The agreement, also involves acquiring all preferred shares in Series A and C for C$25.00 per share in cash, subject to shareholder and regulatory approvals.
The transaction offers a premium of 58% on the closing price of Innergex’s common shares on the Toronto Stock Exchange (TSX) on 24 February 2025.
Preferred shareholders will receive repayment of their subscription price, with a premium of 24% for Series C and 58% for Series A shares, including accrued dividends.
CDPQ executive vice-president and head of infrastructure Emmanuel Jaclot stated: “We are proud to support Innergex as it embarks on this new chapter, guided by a long-term vision, access to capital and readiness to seize growth opportunities.
“This investment perfectly illustrates our constructive capital and dual mandate in action: while we strive for optimal returns, we are committed to supporting essential businesses headquartered in Québec, such as Innergex, which plays a key role in the energy transition and autonomy.
“Innergex has been a leader in renewable energy across North America, with strong development capabilities and a long history of collaboration and partnership with Indigenous communities.”
CDPQ plans to syndicate up to 20% of its invested capital to like-minded investors, although the transaction is not contingent on this syndication.
The transaction will proceed via a plan of arrangement under the Canada Business Corporations Act, requiring two-thirds approval from common shareholders and Series A preferred shareholders.
The agreement includes non-solicitation covenants and a termination fee of C$83.9m.
CDPQ will fund the acquisition with cash on hand and a new C$1.2bn of senior financing.
Innergex’s shares and debentures will be delisted from the TSX and an application to cease being a reporting issuer will be submitted.
Innergex president CEO Michel Letellier stated: “As we transition from being a publicly traded company to a privately held entity, this change marks an exciting new chapter in our journey.
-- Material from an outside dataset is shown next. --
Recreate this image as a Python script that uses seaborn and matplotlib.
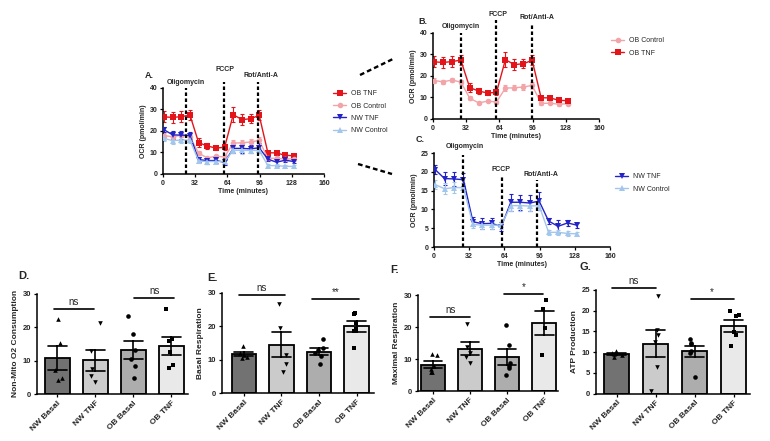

CDPQ shares our commitment to sustainability and growth as well as long-term value. Hence together, we will be able to achieve even greater success.
“This move allows us to leverage their resources and expertise, while continuing to operate from our Longueuil headquarters, which will remain central to our global operations. This is great news for everyone involved, as it provides the stability and flexibility to pursue our goals without the distractions of market volatility.”
Advisors for the transaction included BMO Capital Markets and CIBC Capital Markets for Innergex, with Greenhill & Co. Canada as the independent financial advisor.
CDPQ’s advisors included TD Securities and Moelis & Company, with TD Securities also underwriting the new financing.